[start of Dataset content]

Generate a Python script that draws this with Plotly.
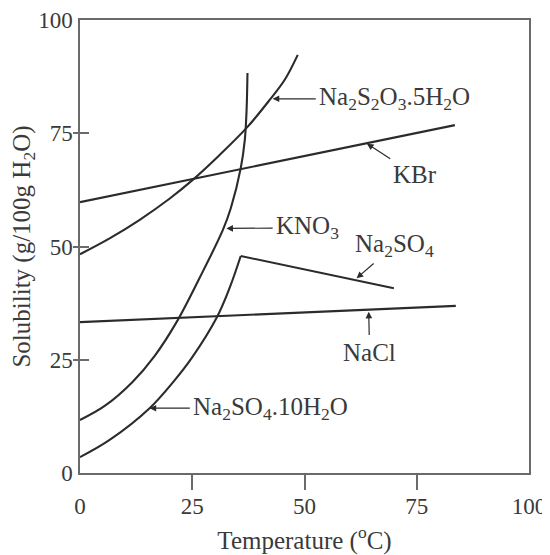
import plotly.graph_objects as go

# ---- data (temperature in °C, solubility in g/100 g H2O) ----
kbr_t = [0, 83.5]
kbr_s = [59.8, 76.8]

nacl_t = [0, 83.7]
nacl_s = [33.3, 36.9]

na2so4_t = [35.8, 69.9]
na2so4_s = [47.9, 40.8]

na2so4_10_t = [0, 6.6, 15.5, 21.1, 24.9, 30.4, 33.3, 35.8]
na2so4_10_s = [3.5, 7.3, 14.3, 20.5, 25.4, 34.2, 40.8, 47.9]

kno3_t = [0, 5.5, 11.7, 16.6, 21.5, 26.6, 31.8, 33.6, 35.8, 36.7, 37.1, 37.3]
kno3_s = [11.7, 14.8, 20.1, 25.8, 33.3, 43.0, 53.6, 58.5, 67.3, 73.5, 80.1, 88.3]

thio_t = [0, 6.6, 13.3, 20.0, 25.1, 31.1, 37.3, 42.2, 45.6, 48.5]
thio_s = [48.3, 51.8, 55.9, 60.6, 64.7, 70.2, 76.4, 82.3, 86.8, 92.3]

tick_vals = [0, 25, 50, 75, 100]
tick_text = ["0", "25", "50", "75", "100"]
minor_ticks = [25, 50, 75]

# labels: (text, arrow-tip t, arrow-tip s, text t, text s)
labels = [
    ("Na<sub>2</sub>S<sub>2</sub>O<sub>3</sub>.5H<sub>2</sub>O", 42.9, 82.6, 70.1, 82.6),
    ("KBr", 63.9, 72.7, 74.6, 65.8),
    ("KNO<sub>3</sub>", 32.6, 54.0, 50.7, 54.1),
    ("Na<sub>2</sub>SO<sub>4</sub>", 61.6, 43.0, 70.1, 50.3),
    ("NaCl", 64.3, 35.6, 64.5, 26.7),
    ("Na<sub>2</sub>SO<sub>4</sub>.10H<sub>2</sub>O", 15.5, 14.3, 42.5, 14.3),
]

FONT = "Liberation Serif, Times New Roman, serif"
INK = "#2b2b2b"
FRAME = "#6a6a6a"
TXT = "#3a3a3a"

fig = go.Figure()
line_style = dict(color=INK, width=2.1)
for t, s, shape in [
    (kbr_t, kbr_s, "linear"),
    (nacl_t, nacl_s, "linear"),
    (na2so4_t, na2so4_s, "linear"),
    (na2so4_10_t, na2so4_10_s, "spline"),
    (kno3_t, kno3_s, "spline"),
    (thio_t, thio_s, "spline"),
]:
    ls = dict(line_style, shape=shape)
    if shape == "spline":
        ls["smoothing"] = 1.0
    fig.add_trace(go.Scatter(x=t, y=s, mode="lines", line=ls,
                             showlegend=False, hoverinfo="skip"))

for text, tx, ty, lx, ly in labels:
    fig.add_annotation(
        x=tx, y=ty, ax=lx, ay=ly, axref="x", ayref="y", xref="x", yref="y",
        text=text, showarrow=True, arrowhead=2, arrowsize=1.1, arrowwidth=1.2,
        arrowcolor=INK, standoff=0, startstandoff=2,
        font=dict(family=FONT, size=25, color=TXT),
    )

axis_common = dict(
    range=[0, 100], showgrid=False, zeroline=False, automargin=False,
    showline=True, mirror=True, linecolor=FRAME, linewidth=1.5,
    tickmode="array", tickvals=tick_vals, ticktext=tick_text,
    tickfont=dict(family=FONT, size=23, color=TXT),
    tickcolor=FRAME, tickwidth=1.5,
)

fig.update_xaxes(
    **axis_common, ticks="", ticklabelstandoff=12,
    minor=dict(tickmode="array", tickvals=minor_ticks, ticks="outside",
               ticklen=15, tickwidth=1.5, tickcolor=FRAME, showgrid=False),
    title=dict(text="Temperature (<sup>o</sup>C)",
               font=dict(family=FONT, size=25, color=TXT), standoff=13),
)
fig.update_yaxes(
    **axis_common, ticks="inside", ticklen=9, ticklabelstandoff=1,
    minor=dict(tickmode="array", tickvals=minor_ticks, ticks="outside",
               ticklen=5, tickwidth=1.5, tickcolor=FRAME, showgrid=False),
    title=dict(text="Solubility (g/100g H<sub>2</sub>O)",
               font=dict(family=FONT, size=25, color=TXT), standoff=2),
)

# the page body adds an 8 px offset at top/left, so the figure is sized to fit
fig.update_layout(
    width=542, height=547, autosize=False,
    margin=dict(l=72, r=21, t=12, b=82),
    plot_bgcolor="white", paper_bgcolor="white",
)

fig.write_html("out.html")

[end of Dataset content]

Exercise requirements: Make an exact copy of the lines from the top of the material through the line with "na2so4_10_s = [3.5, 7.3, 14.3, 20.5, 25.4, 34.2, 40.8, 47.9]", pictures excluded.

Solution below:
Generate a Python script that draws this with Plotly.
import plotly.graph_objects as go

# ---- data (temperature in °C, solubility in g/100 g H2O) ----
kbr_t = [0, 83.5]
kbr_s = [59.8, 76.8]

nacl_t = [0, 83.7]
nacl_s = [33.3, 36.9]

na2so4_t = [35.8, 69.9]
na2so4_s = [47.9, 40.8]

na2so4_10_t = [0, 6.6, 15.5, 21.1, 24.9, 30.4, 33.3, 35.8]
na2so4_10_s = [3.5, 7.3, 14.3, 20.5, 25.4, 34.2, 40.8, 47.9]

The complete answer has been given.